The anniversary of the Consumer Financial Protection Bureau’s Know Before You Owe rule isn’t the only historical mortgage moment that happened on Oct. 3. Today also marks the eighth anniversary of the Emergency Economic Stabilization Act of 2008 becoming law, putting the Troubled Asset Relief Program (TARP) into effect.
In light of the program’s anniversary, Rob Runyan is a spokesperson at the U.S. Treasury Department, penned a quick blog on the success of TARP since it was implemented.
Runyon explained that to date, TARP dispersed a total of $433.7 billion, and as of Aug. 31, cumulative collections under TARP, together with Treasury’s additional proceeds from the sale of non-TARP shares of AIG, total $442.1 billion, exceeding disbursements by $8.4 billion.
The program, as Runyon stated, was once feared to possibly cause taxpayers to lose hundreds of billions of dollars, but it instead generated a positive return.
Runyon spotlighted three clear takeaways from TARP:
- TARP was instrumental in turning a collapsing economy around
- Treasury disbursed less in TARP support than was initially anticipated and even generated a positive return for taxpayers
- TARP housing programs helped millions of Americans get back on their feet after the greatest economic downturn since the Great Depression and will continue to help homeowners in the years to come.
Now, eight years later though, Runyon reminds people of the positive results of TARP including:
How the Making Home Affordable program has resulted in nearly 2.7 million assistance actions that helped homeowners avoid foreclosure.
How the Hardest Hit Fund (HHF) program has provided $7.6 billion in TARP funds in targeted assistance to 18 states and the District of Columbia, which were deemed the hardest hit by the economic and housing market downturn.
However, TARP has run into trouble along the way.
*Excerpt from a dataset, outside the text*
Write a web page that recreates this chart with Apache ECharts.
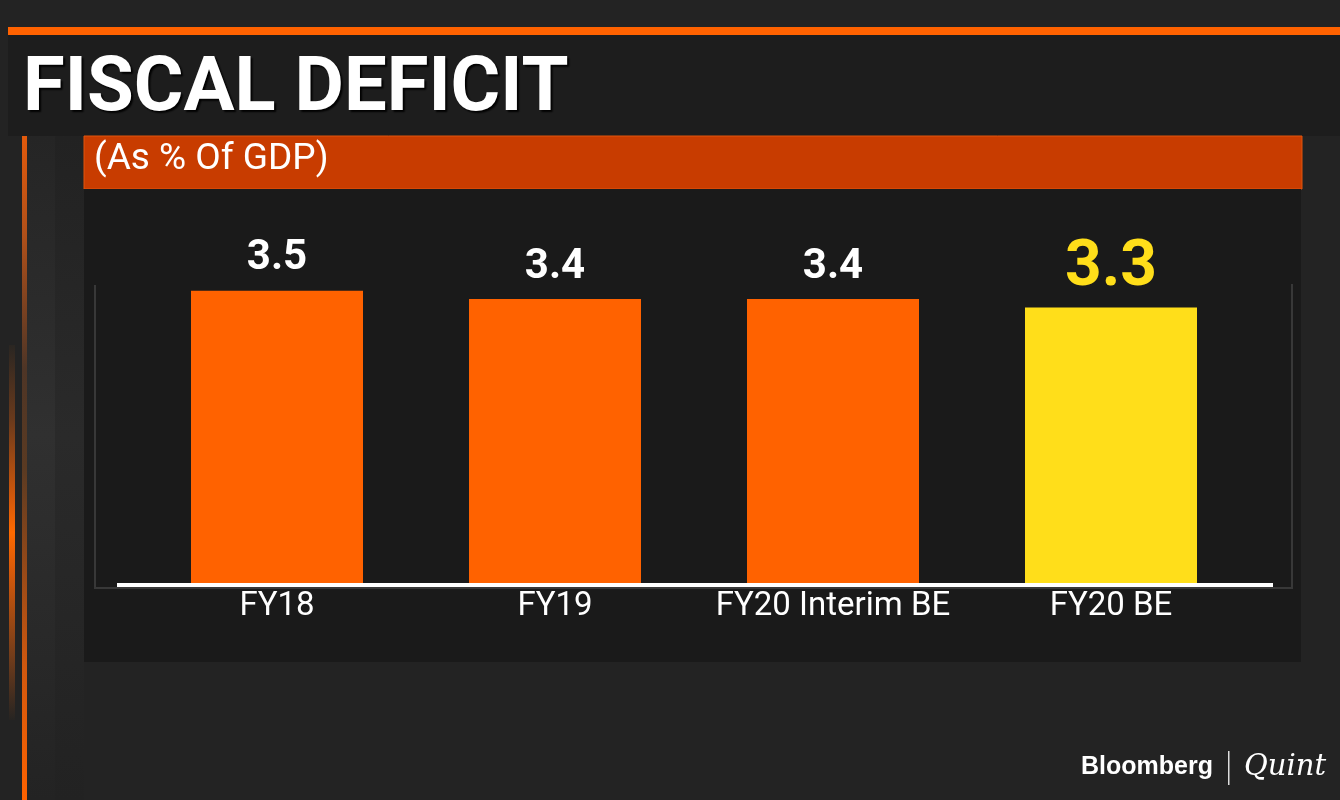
<!DOCTYPE html>
<html lang="en">
<head>
    <meta charset="UTF-8">
    <title>Fiscal Deficit</title>
    <style>
        html, body{
            height: 100%;
            margin: 0;
            padding: 0;
            background: #232323;
        }
        #main{
            width: 1340px;
            height: 800px;
        }
    </style>
</head>
<body>
<div id="main"></div>
<script src="https://cdn.jsdelivr.net/npm/echarts@6/dist/echarts.min.js"></script>
<script type="text/javascript">
    // data
    var categories = ['FY18', 'FY19', 'FY20 Interim BE', 'FY20 BE'];
    var deficitValues = [3.5, 3.4, 3.4, 3.3];
    var highlightIndex = 3; // last bar is yellow

    var ORANGE = '#ff6200';
    var YELLOW = '#ffde1a';
    var FONT = 'Roboto';

    var myChart = echarts.init(document.getElementById('main'));

    var barData = deficitValues.map(function (v, i) {
        if (i !== highlightIndex) {
            return v;
        }
        return {
            value: v,
            itemStyle: {color: YELLOW},
            label: {color: YELLOW, fontSize: 64, distance: 6}
        };
    });

    var option = {
        backgroundColor: '#232323',
        animation: false,
        title: [
            {
                text: 'FISCAL DEFICIT',
                left: 23,
                top: 53,
                padding: 0,
                textStyle: {
                    color: '#fff',
                    fontFamily: FONT,
                    fontWeight: 'bold',
                    fontSize: 76,
                    textShadowColor: '#000',
                    textShadowBlur: 2,
                    textShadowOffsetX: 2,
                    textShadowOffsetY: 2
                }
            },
            {
                text: '(As % Of GDP)',
                left: 94,
                top: 141,
                padding: 0,
                textStyle: {
                    color: '#fff',
                    fontFamily: FONT,
                    fontWeight: 'normal',
                    fontSize: 37
                }
            }
        ],
        grid: {
            left: 138,
            right: 90,
            top: 249,
            bottom: 217
        },
        xAxis: {
            type: 'category',
            data: categories,
            axisLine: {show: false},
            axisTick: {show: false},
            axisLabel: {
                interval: 0,
                color: '#fff',
                fontFamily: FONT,
                fontSize: 33,
                margin: 7
            }
        },
        yAxis: {
            type: 'value',
            min: 0,
            max: 4,
            show: false,
            splitLine: {show: false}
        },
        series: [
            {
                type: 'bar',
                data: barData,
                barWidth: 172,
                itemStyle: {color: ORANGE},
                label: {
                    show: true,
                    position: 'top',
                    distance: 11,
                    color: '#fff',
                    fontFamily: FONT,
                    fontWeight: 'bold',
                    fontSize: 42
                },
                z: 2
            }
        ],
        graphic: [
            // side column shading
            {
                type: 'rect', z: 0,
                shape: {x: 27, y: 136, width: 28, height: 664},
                style: {
                    fill: {
                        type: 'linear', x: 0, y: 0, x2: 0, y2: 1,
                        colorStops: [
                            {offset: 0, color: '#252525'},
                            {offset: 0.45, color: '#303030'},
                            {offset: 1, color: '#232323'}
                        ]
                    }
                }
            },
            {
                type: 'rect', z: 0,
                shape: {x: 55, y: 136, width: 29, height: 664},
                style: {
                    fill: {
                        type: 'linear', x: 0, y: 0, x2: 0, y2: 1,
                        colorStops: [
                            {offset: 0, color: '#222222'},
                            {offset: 0.45, color: '#2a2a2a'},
                            {offset: 1, color: '#222222'}
                        ]
                    }
                }
            },
            // top orange rule
            {
                type: 'rect', z: 0,
                shape: {x: 8, y: 27, width: 1332, height: 8},
                style: {fill: ORANGE}
            },
            // title panel
            {
                type: 'rect', z: 0,
                shape: {x: 8, y: 35, width: 1332, height: 101},
                style: {fill: '#1d1d1d'}
            },
            // vertical orange line
            {
                type: 'rect', z: 0,
                shape: {x: 22, y: 136, width: 5, height: 664},
                style: {
                    fill: {
                        type: 'linear', x: 0, y: 0, x2: 0, y2: 1,
                        colorStops: [
                            {offset: 0, color: '#e35a0c'},
                            {offset: 0.15, color: '#b0501a'},
                            {offset: 0.35, color: '#4e3526'},
                            {offset: 0.5, color: '#5a3a22'},
                            {offset: 0.8, color: '#d0580f'},
                            {offset: 1, color: '#ff6200'}
                        ]
                    }
                }
            },
            // glowing short line
            {
                type: 'rect', z: 0,
                shape: {x: 9, y: 345, width: 6, height: 375},
                style: {
                    fill: {
                        type: 'linear', x: 0, y: 0, x2: 0, y2: 1,
                        colorStops: [
                            {offset: 0, color: '#2a2622'},
                            {offset: 0.2, color: '#6a3a1c'},
                            {offset: 0.42, color: '#d85a0a'},
                            {offset: 0.5, color: '#ff6a00'},
                            {offset: 0.6, color: '#d85a0a'},
                            {offset: 0.85, color: '#6a3a1c'},
                            {offset: 1, color: '#262422'}
                        ]
                    }
                }
            },
            // subtitle bar
            {
                type: 'rect', z: 0,
                shape: {x: 84, y: 136, width: 1218, height: 53},
                style: {fill: '#c83c00', stroke: '#e2550c', lineWidth: 1}
            },
            // chart panel
            {
                type: 'rect', z: 0,
                shape: {x: 84, y: 189, width: 1217, height: 473},
                style: {fill: '#1a1a1a'}
            },
            // gray frame around plot
            {
                type: 'polyline', z: 1,
                shape: {points: [[95, 285], [95, 588], [1292, 588], [1292, 284]]},
                style: {stroke: '#383838', lineWidth: 2, fill: null}
            },
            // white baseline
            {
                type: 'rect', z: 3,
                shape: {x: 117, y: 583, width: 1156, height: 4},
                style: {fill: '#ffffff'}
            },
            // logo
            {
                type: 'text', z: 3,
                style: {
                    x: 1081, y: 767, text: 'Bloomberg',
                    fill: '#fff', font: 'bold 25px "Liberation Sans", Arial, sans-serif',
                    verticalAlign: 'middle'
                }
            },
            {
                type: 'rect', z: 3,
                shape: {x: 1228, y: 751, width: 1.5, height: 34},
                style: {fill: '#ddd'}
            },
            {
                type: 'text', z: 3,
                style: {
                    x: 1244, y: 767, text: 'Quint',
                    fill: '#fff', font: 'italic 29px "DejaVu Serif", "Liberation Serif", serif',
                    verticalAlign: 'middle'
                }
            }
        ]
    };

    myChart.setOption(option);
</script>
</body>
</html>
Most recently, a report from the Office of the Special Inspector General for the Troubled Asset Relief Program (also called SIGTARP) found that the state-designated contractor in charge of Nevada’s portion of the government’s Hardest Hit Fund wasted $8.2 million that was designated to pay for the administration costs of the program, all while dramatically cutting the number of struggling homeowners that the program actually helped.